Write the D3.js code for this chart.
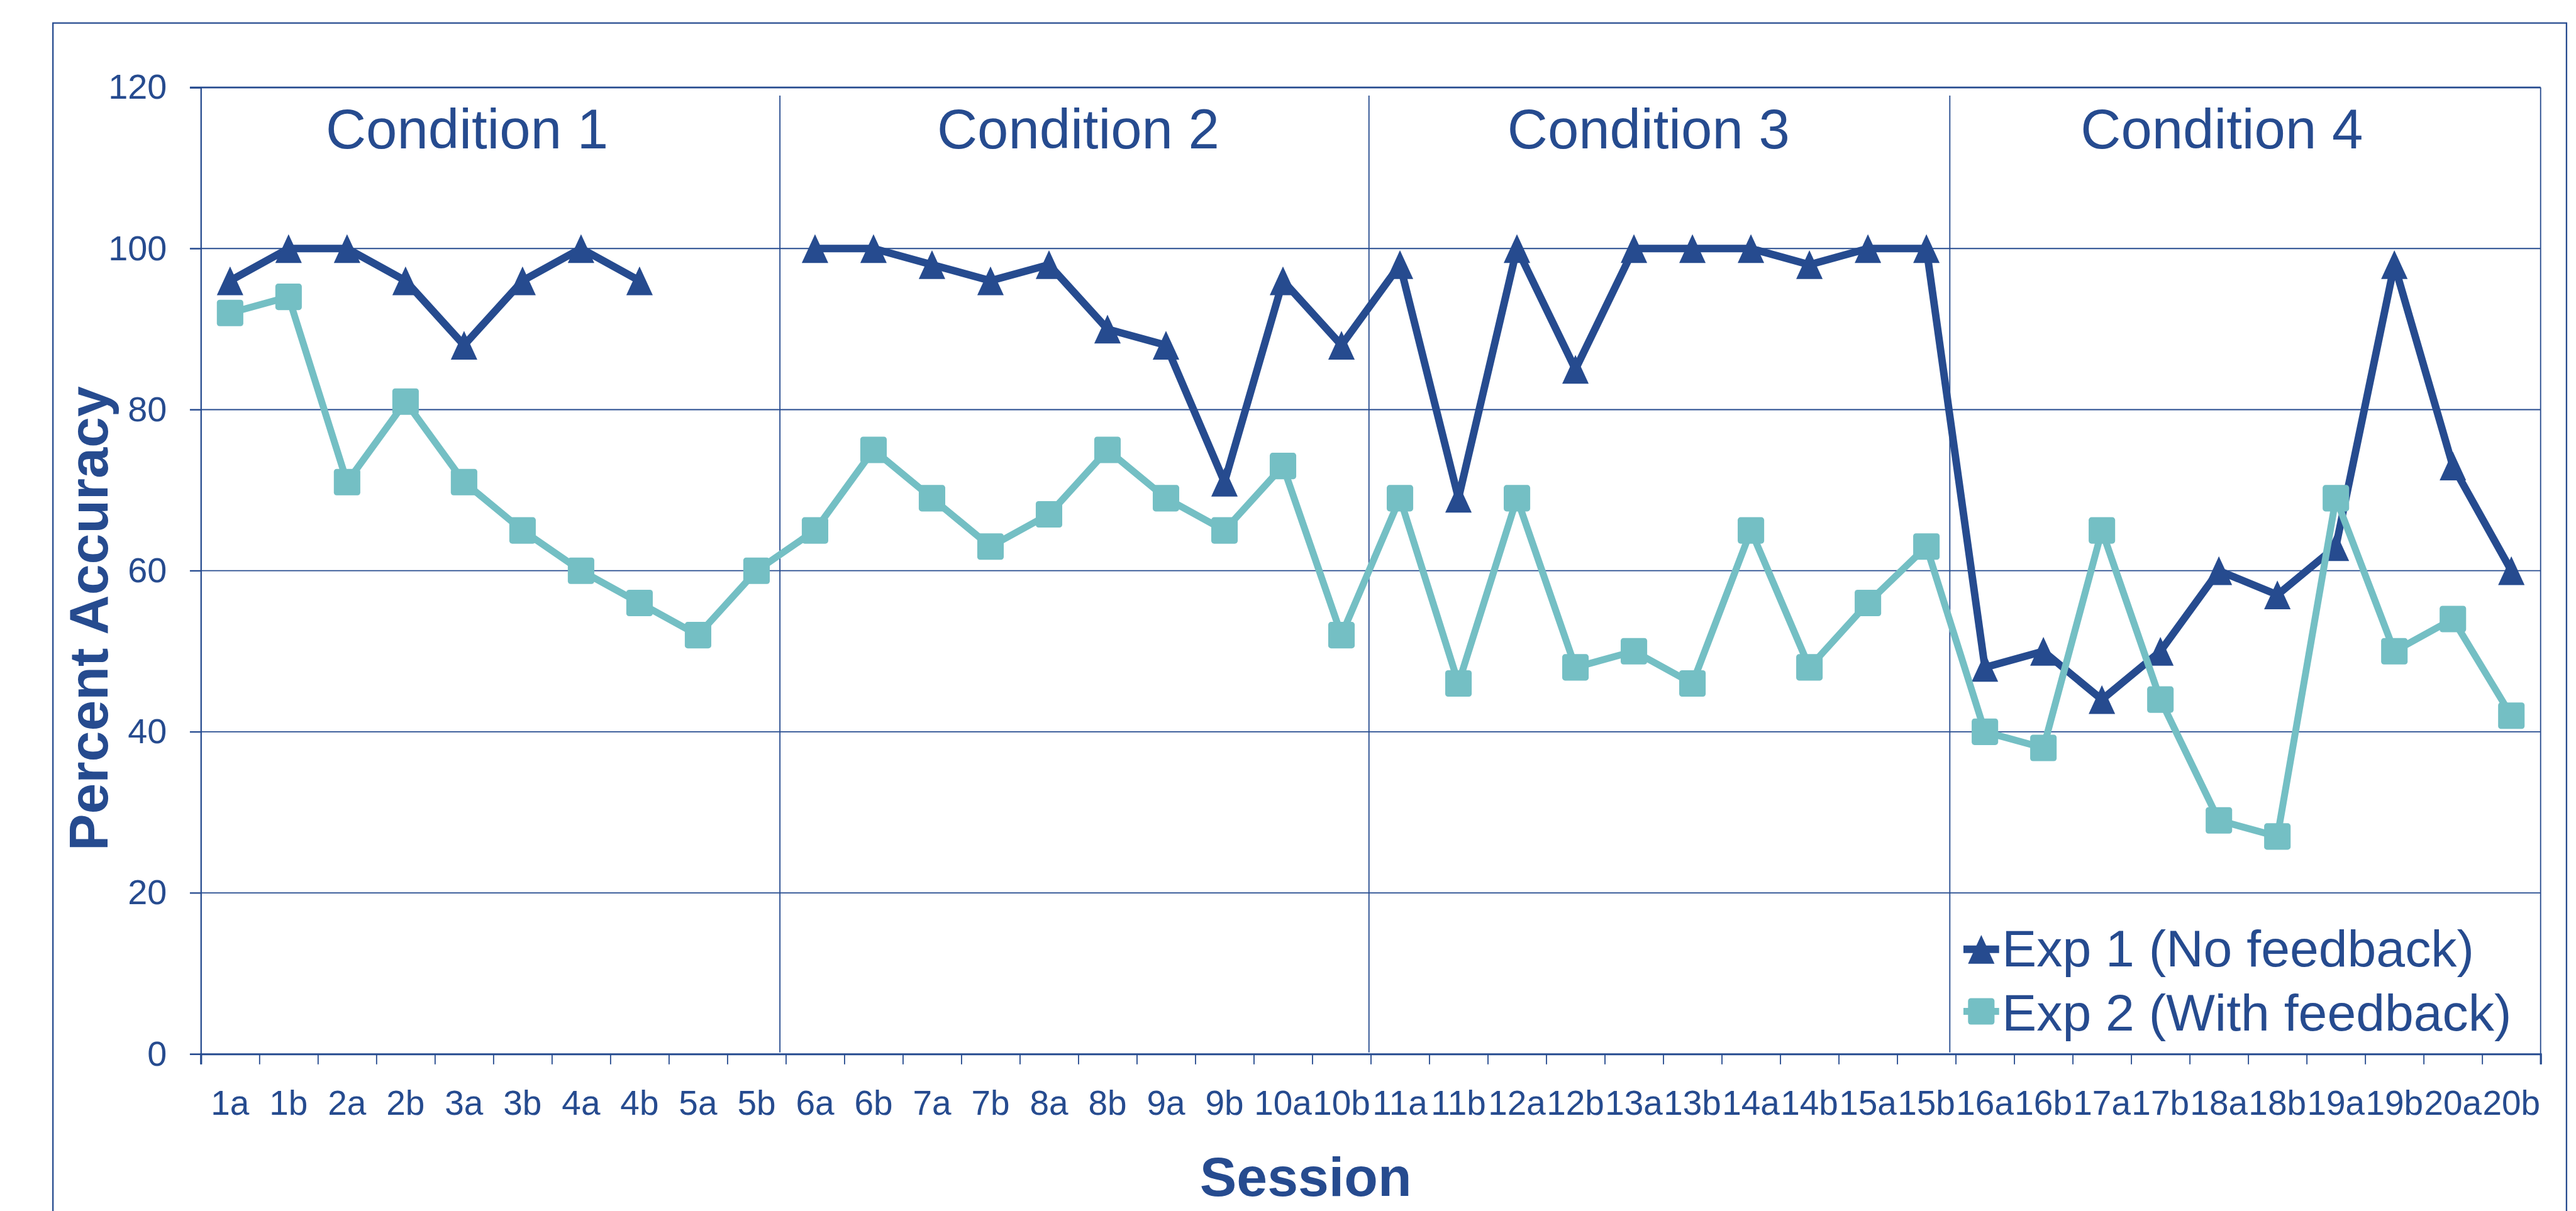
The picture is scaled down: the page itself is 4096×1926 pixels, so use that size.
<!DOCTYPE html>
<html>
<head>
<meta charset="utf-8">
<script src="https://cdn.jsdelivr.net/npm/d3@7"></script>
<style>
  html, body { margin: 0; padding: 0; background: #fff; }
  svg { display: block; }
  text { font-family: "Liberation Sans", Arial, sans-serif; fill: #264b8f; }
</style>
</head>
<body>
<div id="chart"></div>
<script>
// Sessions on the x axis
const sessions = ["1a","1b","2a","2b","3a","3b","4a","4b","5a","5b",
                  "6a","6b","7a","7b","8a","8b","9a","9b","10a","10b",
                  "11a","11b","12a","12b","13a","13b","14a","14b","15a","15b",
                  "16a","16b","17a","17b","18a","18b","19a","19b","20a","20b"];

// Exp 1 (No feedback) - no data for 5a / 5b
const exp1 = [96,100,100,96,88,96,100,96,null,null,
              100,100,98,96,98,90,88,71,96,88,
              98,69,100,85,100,100,100,98,100,100,
              48,50,44,50,60,57,63,98,73,60];

// Exp 2 (With feedback)
const exp2 = [92,94,71,81,71,65,60,56,52,60,
              65,75,69,63,67,75,69,65,73,52,
              69,46,69,48,50,46,65,48,56,63,
              40,38,65,44,29,27,69,50,54,42];

const seriesNames = ["Exp 1 (No feedback)", "Exp 2 (With feedback)"];
const conditions = ["Condition 1", "Condition 2", "Condition 3", "Condition 4"];
// label centres and divider positions, in session units
const conditionCenters = [4.55, 15.0, 24.75, 34.55];
const conditionBreaks = [9.9, 19.97, 29.9];
const yTicks = [0, 20, 40, 60, 80, 100, 120];

const navy = "#264b8f";
const teal = "#74bfc4";
const k = 0.915;  // reference is 4472 wide, window is 4096

const svg = d3.select("#chart")
    .append("svg")
    .attr("width", 4096)
    .attr("height", 1926);

// work in reference pixels, scale the whole thing down
const g = svg.append("g").attr("transform", `scale(${k})`);

const plot = { left: 349, right: 4415, top: 152, bottom: 1832 };

const x = d3.scaleLinear().domain([0, sessions.length]).range([plot.left, plot.right]);
const y = d3.scaleLinear().domain([0, 120]).range([plot.bottom, plot.top]);

// outer chart frame (bottom edge is off the picture)
g.append("path")
    .attr("d", "M92,2200 V40 H4460 V2200")
    .attr("fill", "none")
    .attr("stroke", navy)
    .attr("stroke-width", 2.5);

// gridlines
g.append("g")
    .selectAll("line")
    .data(yTicks.filter(t => t > 0))
    .enter()
    .append("line")
    .attr("x1", plot.left - 19)
    .attr("x2", plot.right)
    .attr("y1", d => y(d))
    .attr("y2", d => y(d))
    .attr("stroke", navy)
    .attr("stroke-width", d => d === 120 ? 3 : 2);

// plot area right edge
g.append("line")
    .attr("x1", plot.right).attr("x2", plot.right)
    .attr("y1", y(120)).attr("y2", y(0))
    .attr("stroke", navy).attr("stroke-width", 2);

// Y axis
const yAxis = g.append("g")
    .attr("transform", `translate(${plot.left},0)`)
    .call(d3.axisLeft(y).tickValues(yTicks).tickSize(19).tickPadding(40));
yAxis.select(".domain").attr("stroke", navy).attr("stroke-width", 2.5);
yAxis.selectAll(".tick line").attr("stroke", navy).attr("stroke-width", 2);
yAxis.selectAll(".tick text")
    .attr("fill", navy)
    .style("font-size", "61px")
    .style("font-family", "'Liberation Sans', Arial, sans-serif");

// X axis: tick marks between sessions, labels centred
const xAxis = g.append("g")
    .attr("transform", `translate(0,${plot.bottom})`)
    .call(d3.axisBottom(x).tickValues(d3.range(sessions.length + 1)).tickSize(18).tickFormat(""));
xAxis.select(".domain").attr("stroke", navy).attr("stroke-width", 3.5);
xAxis.selectAll(".tick line").attr("stroke", navy).attr("stroke-width", 2);

g.append("g")
    .selectAll("text")
    .data(sessions)
    .enter()
    .append("text")
    .attr("x", (d, i) => x(i + 0.5))
    .attr("y", 1938)
    .attr("text-anchor", "middle")
    .style("font-size", "60px")
    .text(d => d);

// condition dividers and labels
g.append("g")
    .selectAll("line")
    .data(conditionBreaks)
    .enter()
    .append("line")
    .attr("x1", d => x(d)).attr("x2", d => x(d))
    .attr("y1", y(119)).attr("y2", y(0.2))
    .attr("stroke", navy)
    .attr("stroke-width", 2);

g.append("g")
    .selectAll("text")
    .data(conditions)
    .enter()
    .append("text")
    .attr("x", (d, i) => x(conditionCenters[i]))
    .attr("y", y(112.4))
    .attr("text-anchor", "middle")
    .style("font-size", "97px")
    .text(d => d);

// axis titles
g.append("text")
    .attr("x", 2269)
    .attr("y", 2079)
    .attr("text-anchor", "middle")
    .style("font-size", "96px")
    .style("font-weight", "bold")
    .text("Session");

g.append("text")
    .attr("transform", "translate(187,1075) rotate(-90)")
    .attr("text-anchor", "middle")
    .style("font-size", "96px")
    .style("font-weight", "bold")
    .text("Percent Accuracy");

// marker shapes
const triW = 46, triH = 50, sq = 46;
const triPath = `M0,${-triH / 2}L${triW / 2},${triH / 2}L${-triW / 2},${triH / 2}Z`;

function drawSeries(values, color, width, marker) {
    const line = d3.line()
        .defined(d => d != null)
        .x((d, i) => x(i + 0.5))
        .y(d => y(d));

    g.append("path")
        .datum(values)
        .attr("d", line)
        .attr("fill", "none")
        .attr("stroke", color)
        .attr("stroke-width", width)
        .attr("stroke-linejoin", "round");

    const pts = values.map((v, i) => ({ v, i })).filter(d => d.v != null);
    const mg = g.append("g");
    if (marker === "triangle") {
        mg.selectAll("path")
            .data(pts)
            .enter()
            .append("path")
            .attr("d", triPath)
            .attr("transform", d => `translate(${x(d.i + 0.5)},${y(d.v)})`)
            .attr("fill", color);
    } else {
        mg.selectAll("rect")
            .data(pts)
            .enter()
            .append("rect")
            .attr("x", d => x(d.i + 0.5) - sq / 2)
            .attr("y", d => y(d.v) - sq / 2)
            .attr("width", sq)
            .attr("height", sq)
            .attr("rx", 5)
            .attr("fill", color);
    }
}

drawSeries(exp1, navy, 13, "triangle");
drawSeries(exp2, teal, 12, "square");

// legend
const legend = g.append("g").attr("transform", "translate(3443,0)");
const legendRows = [
    { name: seriesNames[0], color: navy, marker: "triangle", cy: 1650, base: 1680 },
    { name: seriesNames[1], color: teal, marker: "square", cy: 1758, base: 1791 }
];

legendRows.forEach(r => {
    legend.append("line")
        .attr("x1", -31).attr("x2", 31)
        .attr("y1", r.cy).attr("y2", r.cy)
        .attr("stroke", r.color)
        .attr("stroke-width", r.marker === "triangle" ? 13 : 12);
    if (r.marker === "triangle") {
        legend.append("path")
            .attr("d", triPath)
            .attr("transform", `translate(0,${r.cy})`)
            .attr("fill", r.color);
    } else {
        legend.append("rect")
            .attr("x", -sq / 2).attr("y", r.cy - sq / 2)
            .attr("width", sq).attr("height", sq)
            .attr("rx", 5)
            .attr("fill", r.color);
    }
    legend.append("text")
        .attr("x", 36)
        .attr("y", r.base)
        .style("font-size", "90px")
        .text(r.name);
});
</script>
</body>
</html>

########

Work required
Exclude the pictures, and transcribe all of the material exactly.

Correct result
Write the D3.js code for this chart.
The picture is scaled down: the page itself is 4096×1926 pixels, so use that size.
<!DOCTYPE html>
<html>
<head>
<meta charset="utf-8">
<script src="https://cdn.jsdelivr.net/npm/d3@7"></script>
<style>
  html, body { margin: 0; padding: 0; background: #fff; }
  svg { display: block; }
  text { font-family: "Liberation Sans", Arial, sans-serif; fill: #264b8f; }
</style>
</head>
<body>
<div id="chart"></div>
<script>
// Sessions on the x axis
const sessions = ["1a","1b","2a","2b","3a","3b","4a","4b","5a","5b",
                  "6a","6b","7a","7b","8a","8b","9a","9b","10a","10b",
                  "11a","11b","12a","12b","13a","13b","14a","14b","15a","15b",
                  "16a","16b","17a","17b","18a","18b","19a","19b","20a","20b"];

// Exp 1 (No feedback) - no data for 5a / 5b
const exp1 = [96,100,100,96,88,96,100,96,null,null,
              100,100,98,96,98,90,88,71,96,88,
              98,69,100,85,100,100,100,98,100,100,
              48,50,44,50,60,57,63,98,73,60];

// Exp 2 (With feedback)
const exp2 = [92,94,71,81,71,65,60,56,52,60,
              65,75,69,63,67,75,69,65,73,52,
              69,46,69,48,50,46,65,48,56,63,
              40,38,65,44,29,27,69,50,54,42];

const seriesNames = ["Exp 1 (No feedback)", "Exp 2 (With feedback)"];
const conditions = ["Condition 1", "Condition 2", "Condition 3", "Condition 4"];
// label centres and divider positions, in session units
const conditionCenters = [4.55, 15.0, 24.75, 34.55];
const conditionBreaks = [9.9, 19.97, 29.9];
const yTicks = [0, 20, 40, 60, 80, 100, 120];

const navy = "#264b8f";
const teal = "#74bfc4";
const k = 0.915;  // reference is 4472 wide, window is 4096

const svg = d3.select("#chart")
    .append("svg")
    .attr("width", 4096)
    .attr("height", 1926);

// work in reference pixels, scale the whole thing down
const g = svg.append("g").attr("transform", `scale(${k})`);

const plot = { left: 349, right: 4415, top: 152, bottom: 1832 };

const x = d3.scaleLinear().domain([0, sessions.length]).range([plot.left, plot.right]);
const y = d3.scaleLinear().domain([0, 120]).range([plot.bottom, plot.top]);

// outer chart frame (bottom edge is off the picture)
g.append("path")
    .attr("d", "M92,2200 V40 H4460 V2200")
    .attr("fill", "none")
    .attr("stroke", navy)
    .attr("stroke-width", 2.5);

// gridlines
g.append("g")
    .selectAll("line")
    .data(yTicks.filter(t => t > 0))
    .enter()
    .append("line")
    .attr("x1", plot.left - 19)
    .attr("x2", plot.right)
    .attr("y1", d => y(d))
    .attr("y2", d => y(d))
    .attr("stroke", navy)
    .attr("stroke-width", d => d === 120 ? 3 : 2);

// plot area right edge
g.append("line")
    .attr("x1", plot.right).attr("x2", plot.right)
    .attr("y1", y(120)).attr("y2", y(0))
    .attr("stroke", navy).attr("stroke-width", 2);

// Y axis
const yAxis = g.append("g")
    .attr("transform", `translate(${plot.left},0)`)
    .call(d3.axisLeft(y).tickValues(yTicks).tickSize(19).tickPadding(40));
yAxis.select(".domain").attr("stroke", navy).attr("stroke-width", 2.5);
yAxis.selectAll(".tick line").attr("stroke", navy).attr("stroke-width", 2);
yAxis.selectAll(".tick text")
    .attr("fill", navy)
    .style("font-size", "61px")
    .style("font-family", "'Liberation Sans', Arial, sans-serif");

// X axis: tick marks between sessions, labels centred
const xAxis = g.append("g")
    .attr("transform", `translate(0,${plot.bottom})`)
    .call(d3.axisBottom(x).tickValues(d3.range(sessions.length + 1)).tickSize(18).tickFormat(""));
xAxis.select(".domain").attr("stroke", navy).attr("stroke-width", 3.5);
xAxis.selectAll(".tick line").attr("stroke", navy).attr("stroke-width", 2);

g.append("g")
    .selectAll("text")
    .data(sessions)
    .enter()
    .append("text")
    .attr("x", (d, i) => x(i + 0.5))
    .attr("y", 1938)
    .attr("text-anchor", "middle")
    .style("font-size", "60px")
    .text(d => d);

// condition dividers and labels
g.append("g")
    .selectAll("line")
    .data(conditionBreaks)
    .enter()
    .append("line")
    .attr("x1", d => x(d)).attr("x2", d => x(d))
    .attr("y1", y(119)).attr("y2", y(0.2))
    .attr("stroke", navy)
    .attr("stroke-width", 2);

g.append("g")
    .selectAll("text")
    .data(conditions)
    .enter()
    .append("text")
    .attr("x", (d, i) => x(conditionCenters[i]))
    .attr("y", y(112.4))
    .attr("text-anchor", "middle")
    .style("font-size", "97px")
    .text(d => d);

// axis titles
g.append("text")
    .attr("x", 2269)
    .attr("y", 2079)
    .attr("text-anchor", "middle")
    .style("font-size", "96px")
    .style("font-weight", "bold")
    .text("Session");

g.append("text")
    .attr("transform", "translate(187,1075) rotate(-90)")
    .attr("text-anchor", "middle")
    .style("font-size", "96px")
    .style("font-weight", "bold")
    .text("Percent Accuracy");

// marker shapes
const triW = 46, triH = 50, sq = 46;
const triPath = `M0,${-triH / 2}L${triW / 2},${triH / 2}L${-triW / 2},${triH / 2}Z`;

function drawSeries(values, color, width, marker) {
    const line = d3.line()
        .defined(d => d != null)
        .x((d, i) => x(i + 0.5))
        .y(d => y(d));

    g.append("path")
        .datum(values)
        .attr("d", line)
        .attr("fill", "none")
        .attr("stroke", color)
        .attr("stroke-width", width)
        .attr("stroke-linejoin", "round");

    const pts = values.map((v, i) => ({ v, i })).filter(d => d.v != null);
    const mg = g.append("g");
    if (marker === "triangle") {
        mg.selectAll("path")
            .data(pts)
            .enter()
            .append("path")
            .attr("d", triPath)
            .attr("transform", d => `translate(${x(d.i + 0.5)},${y(d.v)})`)
            .attr("fill", color);
    } else {
        mg.selectAll("rect")
            .data(pts)
            .enter()
            .append("rect")
            .attr("x", d => x(d.i + 0.5) - sq / 2)
            .attr("y", d => y(d.v) - sq / 2)
            .attr("width", sq)
            .attr("height", sq)
            .attr("rx", 5)
            .attr("fill", color);
    }
}

drawSeries(exp1, navy, 13, "triangle");
drawSeries(exp2, teal, 12, "square");

// legend
const legend = g.append("g").attr("transform", "translate(3443,0)");
const legendRows = [
    { name: seriesNames[0], color: navy, marker: "triangle", cy: 1650, base: 1680 },
    { name: seriesNames[1], color: teal, marker: "square", cy: 1758, base: 1791 }
];

legendRows.forEach(r => {
    legend.append("line")
        .attr("x1", -31).attr("x2", 31)
        .attr("y1", r.cy).attr("y2", r.cy)
        .attr("stroke", r.color)
        .attr("stroke-width", r.marker === "triangle" ? 13 : 12);
    if (r.marker === "triangle") {
        legend.append("path")
            .attr("d", triPath)
            .attr("transform", `translate(0,${r.cy})`)
            .attr("fill", r.color);
    } else {
        legend.append("rect")
            .attr("x", -sq / 2).attr("y", r.cy - sq / 2)
            .attr("width", sq).attr("height", sq)
            .attr("rx", 5)
            .attr("fill", r.color);
    }
    legend.append("text")
        .attr("x", 36)
        .attr("y", r.base)
        .style("font-size", "90px")
        .text(r.name);
});
</script>
</body>
</html>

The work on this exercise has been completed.